Here's one of the infamous "coffee" shops. Coffee my eye! hehe. This is where you're able to go and purchase and smoke pot. I wanted to go into one but never got the guts enough to do so. Plus with the kid, just wasn't appropriate. (Oh, and I don't smoke it, was just curious! Really!) We also didn't hit the red light district. Although, a lot of quite raunchy items are for sale in all the "souvenir" shops. That along with pot seeds! You can buy those just about anywhere!

Take a look at the flowers and bulbs though. Thousands upon thousands of bulbs. I never did purchase any. They had some sets (none that could be transported back to the states though) of wooden shoes that you plant bulbs in to force indoors. What a great idea. Oh well, next time!
Take a look at the amarylis bulbs! Not too bad of a price! I cant' believe it's almost time to start forcing them for Christmas blooms! Geesh.

I'm going to end this day with this old Goth movie theatre. Isn't it fab!

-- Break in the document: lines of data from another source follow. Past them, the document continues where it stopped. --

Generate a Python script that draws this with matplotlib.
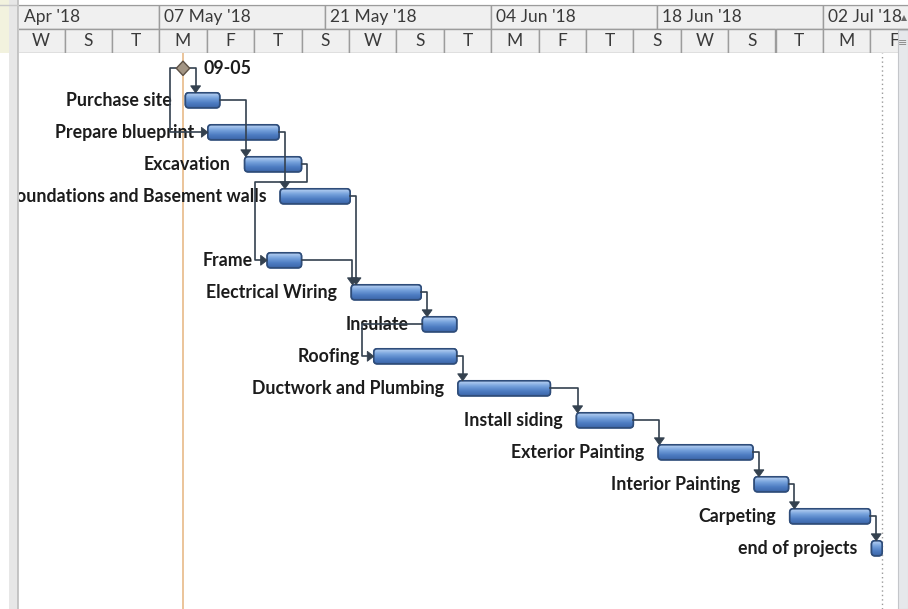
#!/usr/bin/env python3
"""Gantt chart (MS Project style) for a house building schedule."""

import numpy as np
import matplotlib
matplotlib.use("Agg")
import matplotlib.pyplot as plt
from matplotlib.patches import Rectangle, FancyBboxPatch, Polygon
from matplotlib.colors import LinearSegmentedColormap

# ---- data (days counted from Mon 07 May 2018) ----
REF_DATE = np.datetime64("2018-05-07")

milestone_label = "09-05"
milestone_day = 2.0
milestone_row = 0

task_names = ["Purchase site", "Prepare blueprint", "Excavation",
              "Foundations and Basement walls", "Frame", "Electrical Wiring",
              "Insulate", "Roofing", "Ductwork and Plumbing", "Install siding",
              "Exterior Painting", "Interior Painting", "Carpeting",
              "end of projects"]
task_rows = [1, 2, 3, 4, 6, 7, 8, 9, 10, 11, 12, 13, 14, 15]
task_start = [2.2, 4.1, 7.2, 10.2, 9.1, 16.2, 22.2, 18.1, 25.2, 35.2,
              42.1, 50.2, 53.2, 60.1]
task_finish = [5.1, 10.1, 12.0, 16.1, 12.0, 22.1, 25.1, 25.1, 33.0, 40.0,
               50.1, 53.1, 60.0, 61.0]

links = [
    ("09-05", "Purchase site", "FS"),
    ("09-05", "Prepare blueprint", "SS"),
    ("Purchase site", "Excavation", "FS"),
    ("Prepare blueprint", "Foundations and Basement walls", "FS"),
    ("Excavation", "Frame", "FS"),
    ("Foundations and Basement walls", "Electrical Wiring", "FS"),
    ("Frame", "Electrical Wiring", "FS"),
    ("Electrical Wiring", "Insulate", "FS"),
    ("Insulate", "Roofing", "SS"),
    ("Roofing", "Ductwork and Plumbing", "FS"),
    ("Ductwork and Plumbing", "Install siding", "FS"),
    ("Install siding", "Exterior Painting", "FS"),
    ("Exterior Painting", "Interior Painting", "FS"),
    ("Interior Painting", "Carpeting", "FS"),
    ("Carpeting", "end of projects", "FS"),
]

status_day = 2.0
finish_marker_day = 61.0

top_tier_dates = ["2018-04-23", "2018-05-07", "2018-05-21", "2018-06-04",
                  "2018-06-18", "2018-07-02"]
top_tier_labels = ["Apr '18", "07 May '18", "21 May '18", "04 Jun '18",
                   "18 Jun '18", "02 Jul '18"]
bottom_tier_first = "2018-04-25"
bottom_tier_labels = ["W", "S", "T", "M", "F", "T", "S", "W", "S", "T",
                      "M", "F", "T", "S", "W", "S", "T", "M", "F"]

# ---- layout (pixels of the 908x609 picture) ----
W, H = 908, 609
X0_PX, PX_PER_DAY = 159.3, 11.85
Y0_PX, PX_PER_ROW = 68.3, 32.0


def day_at(px):
    return (px - X0_PX) / PX_PER_DAY


def row_at(py):
    return (py - Y0_PX) / PX_PER_ROW


def frac(x0, y0, x1, y1):
    return [x0 / W, 1 - y1 / H, (x1 - x0) / W, (y1 - y0) / H]


def clean(ax):
    ax.set_xticks([])
    ax.set_yticks([])
    for s in ax.spines.values():
        s.set_visible(False)


FONT = "Lato"
LABEL_SIZE = 12.8
HDR_SIZE = 12.5
LINE_C = "#34414f"
BAR_EDGE = "#2f4d7a"
bar_cmap = LinearSegmentedColormap.from_list(
    "bar", ["#b6d0f2", "#76a2dc", "#4d7cc2", "#3c66a8"])

fig = plt.figure(figsize=(W / 100, H / 100), dpi=100)

# background decoration
bg = fig.add_axes([0, 0, 1, 1])
bg.set_xlim(0, W)
bg.set_ylim(H, 0)
bg.axis("off")
bg.add_patch(Rectangle((0, 0), 9, 53, fc="#f2f2de", ec="none"))
bg.add_patch(Rectangle((9, 0), 9, H, fc="#e7e7e7", ec="none"))
bg.plot([17.5, 17.5], [0, H], color="#bcbcbc", lw=1.2)
bg.plot([0, W], [4.5, 4.5], color="#c8c8c8", lw=1)

# ---- header ----
hdr = fig.add_axes(frac(19, 5, 908, 53))
clean(hdr)
hx0, hx1 = day_at(19), day_at(908)
for d, lab in zip(top_tier_dates, top_tier_labels):
    s = float((np.datetime64(d) - REF_DATE) / np.timedelta64(1, "D"))
    hdr.add_patch(Rectangle((s, 0), 14, 1, fc="#f0f0f0", ec="#9c9c9c", lw=1))
    hdr.text(max(s, hx0) + 0.4, 0.52, lab, ha="left", va="center",
             fontsize=HDR_SIZE, family=FONT, color="#3a3a3a", clip_on=True)
b0 = float((np.datetime64(bottom_tier_first) - REF_DATE) / np.timedelta64(1, "D"))
for i, lab in enumerate(bottom_tier_labels):
    s = b0 + 4 * i
    hdr.add_patch(Rectangle((s, 1), 4, 1, fc="#f0f0f0", ec="#9c9c9c", lw=1))
    hdr.text(s + 2, 1.52, lab, ha="center", va="center",
             fontsize=HDR_SIZE, family=FONT, color="#3a3a3a", clip_on=True)
hdr.set_xlim(hx0, hx1)
hdr.set_ylim(2, 0)

# ---- body ----
ax = fig.add_axes(frac(19, 53, 898, 609))
clean(ax)
ax.set_facecolor("white")

bar_h = 15 / PX_PER_ROW
round_px = 3.5
rs = round_px / PX_PER_DAY
asp = PX_PER_DAY / PX_PER_ROW
grad = np.linspace(0, 1, 40).reshape(-1, 1)

ax.axvline(status_day, color="#e6b47e", lw=1.1, zorder=1)
ax.axvline(finish_marker_day, color="#9a9a9a", lw=1.0, ls=(0, (1, 2.2)), zorder=1)

for name, r, s, f in zip(task_names, task_rows, task_start, task_finish):
    patch = FancyBboxPatch((s, r - bar_h / 2), f - s, bar_h,
                           boxstyle=f"round,pad=0,rounding_size={rs}",
                           mutation_aspect=asp, fc="#5d8ed4", ec=BAR_EDGE,
                           lw=1.1, zorder=3)
    ax.add_patch(patch)
    im = ax.imshow(grad, extent=[s, f, r + bar_h / 2, r - bar_h / 2],
                   cmap=bar_cmap, aspect="auto", zorder=3.1, interpolation="bilinear")
    im.set_clip_path(patch)
    edge = FancyBboxPatch((s, r - bar_h / 2), f - s, bar_h,
                          boxstyle=f"round,pad=0,rounding_size={rs}",
                          mutation_aspect=asp, fc="none", ec=BAR_EDGE,
                          lw=1.2, zorder=3.2)
    ax.add_patch(edge)
    ax.text(s - 14 / PX_PER_DAY, r, name, ha="right", va="center",
            fontsize=LABEL_SIZE, family=FONT, weight="bold", color="#1c1c1c",
            zorder=2, clip_on=True)

# milestone
mw, mh = 6.7 / PX_PER_DAY, 7.2 / PX_PER_ROW
ax.add_patch(Polygon([(milestone_day - mw, milestone_row),
                      (milestone_day, milestone_row - mh),
                      (milestone_day + mw, milestone_row),
                      (milestone_day, milestone_row + mh)],
                     closed=True, fc="#a39584", ec="#5e5246", lw=1.0, zorder=5))
ax.text(milestone_day + 21 / PX_PER_DAY, milestone_row, milestone_label,
        ha="left", va="center", fontsize=LABEL_SIZE, family=FONT, weight="bold",
        color="#1c1c1c", zorder=2)

# lookup for link routing: (date start, date finish, draw start, draw finish, row)
items = {milestone_label: (milestone_day, milestone_day,
                           milestone_day - mw, milestone_day + mw, milestone_row)}
for name, r, s, f in zip(task_names, task_rows, task_start, task_finish):
    items[name] = (s, f, s, f, r)

ah_w, ah_l = 5 / PX_PER_DAY, 7 / PX_PER_ROW      # down arrow
ar_l, ar_w = 6.5 / PX_PER_DAY, 5 / PX_PER_ROW    # right arrow


def down_arrow(x, y_tip):
    ax.add_patch(Polygon([(x - ah_w, y_tip - ah_l), (x + ah_w, y_tip - ah_l),
                          (x, y_tip)], closed=True, fc=LINE_C, ec=LINE_C,
                         lw=0.6, zorder=5))


def right_arrow(x_tip, y):
    ax.add_patch(Polygon([(x_tip - ar_l, y - ar_w), (x_tip - ar_l, y + ar_w),
                          (x_tip, y)], closed=True, fc=LINE_C, ec=LINE_C,
                         lw=0.6, zorder=5))


for pred, succ, kind in links:
    ps, pf, pds, pdf, pr = items[pred]
    ss, sf, sds, sdf, sr = items[succ]
    if kind == "SS":
        vx = min(pds - 0.5, sds - 1.0)
        pts = [(pds, pr), (vx, pr), (vx, sr), (sds - ar_l, sr)]
        right_arrow(sds, sr)
    elif ss >= pf:
        vx = max(sds + 0.1, pdf + 0.5)
        top = sr - bar_h / 2
        pts = [(pdf, pr), (vx, pr), (vx, top - ah_l)]
        down_arrow(vx, top)
    else:
        xr = pdf + 0.5
        yb = pr + 0.55
        xl = sds - 1.0
        pts = [(pdf, pr), (xr, pr), (xr, yb), (xl, yb), (xl, sr), (sds - ar_l, sr)]
        right_arrow(sds, sr)
    xs, ys = zip(*pts)
    ax.plot(xs, ys, color=LINE_C, lw=1.2, zorder=4, solid_joinstyle="round")

ax.set_xlim(day_at(19), day_at(898))
ax.set_ylim(row_at(609), row_at(53))

# ---- right scroll strip ----
sb = fig.add_axes(frac(898, 30, 908, 609))
sb.set_xticks([])
sb.set_yticks([])
sb.set_facecolor("#e6e8eb")
for s in sb.spines.values():
    s.set_color("#c4c6ca")
sb.set_xlim(0, 1)
sb.set_ylim(1, 0)
sb.text(0.45, 0.022, "≡", ha="center", va="center", fontsize=8, color="#8a8a8a",
        family="DejaVu Sans")

ov = fig.add_axes([0, 0, 1, 1])
ov.patch.set_alpha(0)
ov.axis("off")
ov.set_xlim(0, W)
ov.set_ylim(H, 0)
ov.add_patch(Polygon([(901, 21), (907, 21), (904, 15)], closed=True,
                     fc="#6a6a6a", ec="none"))

fig.savefig("out.png", dpi=100)
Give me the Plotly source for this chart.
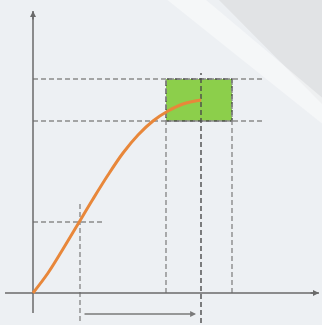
import plotly.graph_objects as go

# ---- data (units: chart units, origin at axes crossing) ----
curve_x = [0, 15, 30, 45, 60, 75, 90, 105, 120, 135, 150, 168]
curve_y = [0, 20, 44, 69, 94, 118, 140, 158, 172, 182, 189, 193]

rect_x = [133, 199]          # green box x-range
rect_y = [172, 214]          # green box y-range
h_levels = [172, 214]        # long horizontal dashed guides
h_extent = [0, 229]
v_box = [133, 199]           # vertical dashed guides under the box
v_box_range = [0, 214]
v_mid_x = 168
v_mid_range = [-30, 220]
small_x = 47
small_y = 71
small_v_range = [-28, 91]
small_h_range = [0, 69]
span_arrow = [50, 163]
span_arrow_y = -21
x_axis_range = [-28, 286]
y_axis_range = [-20, 282]

GUIDE = "#8a8a8a"
AXIS = "#6a6a6a"

fig = go.Figure()

# background decoration (paper coords)
fig.add_shape(type="path", xref="paper", yref="paper",
              path="M 0.68 1 L 1 1 L 1 0.68 Z",
              fillcolor="rgba(200,200,200,0.30)", line_width=0, layer="below")
fig.add_shape(type="path", xref="paper", yref="paper",
              path="M 0.52 1 L 0.64 1 L 1 0.70 L 1 0.62 Z",
              fillcolor="rgba(255,255,255,0.45)", line_width=0, layer="below")

def seg(xs, ys, color=GUIDE, dash="5px,3px", width=1.4):
    fig.add_trace(go.Scatter(x=xs, y=ys, mode="lines",
                             line=dict(color=color, width=width, dash=dash),
                             hoverinfo="skip", showlegend=False))

# green box
fig.add_trace(go.Scatter(x=[rect_x[0], rect_x[1], rect_x[1], rect_x[0], rect_x[0]],
                         y=[rect_y[0], rect_y[0], rect_y[1], rect_y[1], rect_y[0]],
                         mode="lines", fill="toself", fillcolor="#8ccf4b",
                         line=dict(color="#4a4a4a", width=1.4, dash="5px,3px"),
                         hoverinfo="skip", showlegend=False))

# horizontal guides
for lv in h_levels:
    seg(h_extent, [lv, lv])
# vertical guides under box
for vx in v_box:
    seg([vx, vx], v_box_range)
seg([v_mid_x, v_mid_x], v_mid_range, color="#4a4a4a")
# small guides
seg([small_x, small_x], small_v_range)
seg(small_h_range, [small_y, small_y])

# axes lines
seg(x_axis_range, [0, 0], color=AXIS, dash="solid", width=1.5)
seg([0, 0], y_axis_range, color=AXIS, dash="solid", width=1.5)

# orange curve
fig.add_trace(go.Scatter(x=curve_x, y=curve_y, mode="lines",
                         line=dict(color="#e8873a", width=3, shape="spline", smoothing=1.0),
                         hoverinfo="skip", showlegend=False))

# arrowheads
fig.add_annotation(x=x_axis_range[1], y=0, ax=x_axis_range[1] - 10, ay=0,
                   xref="x", yref="y", axref="x", ayref="y", text="",
                   showarrow=True, arrowhead=2, arrowsize=0.8, arrowwidth=1.5, arrowcolor=AXIS)
fig.add_annotation(x=0, y=y_axis_range[1], ax=0, ay=y_axis_range[1] - 10,
                   xref="x", yref="y", axref="x", ayref="y", text="",
                   showarrow=True, arrowhead=2, arrowsize=0.8, arrowwidth=1.5, arrowcolor=AXIS)
fig.add_annotation(x=span_arrow[1], y=span_arrow_y, ax=span_arrow[0], ay=span_arrow_y,
                   xref="x", yref="y", axref="x", ayref="y", text="",
                   showarrow=True, arrowhead=2, arrowsize=0.9, arrowwidth=1.3, arrowcolor="#7a7a7a")

fig.update_layout(
    width=322, height=325, margin=dict(l=0, r=0, t=0, b=0),
    paper_bgcolor="#edf0f3", plot_bgcolor="rgba(0,0,0,0)",
    xaxis=dict(range=[-33, 289], visible=False, fixedrange=True),
    yaxis=dict(range=[-32, 293], visible=False, fixedrange=True),
    showlegend=False,
)

fig.write_html("out.html", config={"displayModeBar": False},
               post_script="document.body.style.margin='0';")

Tomorrow I'll tell you about our last day with Van Gogh and Anne Frank.


Cindy said...

You're so lucky to have gotten to travel there. I love how you place your photos on your blog. Could you please email me??? I have a quick blogger photo question for you. Thanks!

PEA said...

I'm so enjoying this...feels like we were right there with you!! Hmmm don't know if I'd have had the nerve either to go into that so called coffee house!! LOL Imagine being able to buy pot like that! My brothers would be in heaven!! hehe The architecture over there is fabulous from what I can see in the pictures...I have a penpal in The Netherlands and she was telling me about all the bikes!! She rides her bike everywhere too! I'm looking forward to what you thought of the Anne Frank tour. Hugs xox

FarmgirlCyn said...

Beautiful photos and fun memories! I think Americans have a "mall" mentality, and it's kind of hard to sit outside a Victorias Secret or a Macy's and have a latte and people watch!

Sue said...

Great tour! Things seem much more liberal there than here. I like the idea of the sidewalk cafes too!

MarkMcL said...

I used to think the sidewalk cafe was made possible by the weather. That is why you see it so much of it in France and Italy. Plus in Greece and Italy there is the tradition of the evening promenade (It. "passeggiata"). But what make the real difference is the fact that there *is* a town square. On my trips to the States most cites did not have a obvious walkable centre, you had to drive everywhere even to get from one shop to the next. I used to stay in the Short Hills Hilton, NJ with a massive mall opposite. But I wouldn't risk walking across six lane of traffic to get there. Intead I used to stay in a _very_ basic Best Western in Morristown because I could walk into town where there was a central square and several slow food restaurants. Worth the trade.

Beth said...

What amazing pictures you took Ms.Rosy!! I feel like I am touring it with you. And thats just amazing about the pot seeds and coffee shops that you could smoke it in. No wonder the poor bicyclist didn't make it a week,lol. Oh I would die for all those bulbs, and I collect wooden shoes. What a fab time you had. I can't wait to see your day with my fave artist Van Gogh, and with dear Anne. Thanks so much for sharing this wonderful trip you took.

cityfarmer said...

I wanna take a trip like this!!!

Peggy said...

thank you for taking us along on this wonderful trip! But next time can we all go in person/ LOL

Daisy Lupin said...

Have thoroughly enjoyed your postings about Amsterdam, they were really interestings. What a strange bed!

paris parfait said...

Thanks for these yummy posts about Amsterdam. It's such a delightful city, as your posts describe so beautifully. I'm glad you had a wonderful time (did they find your luggage)?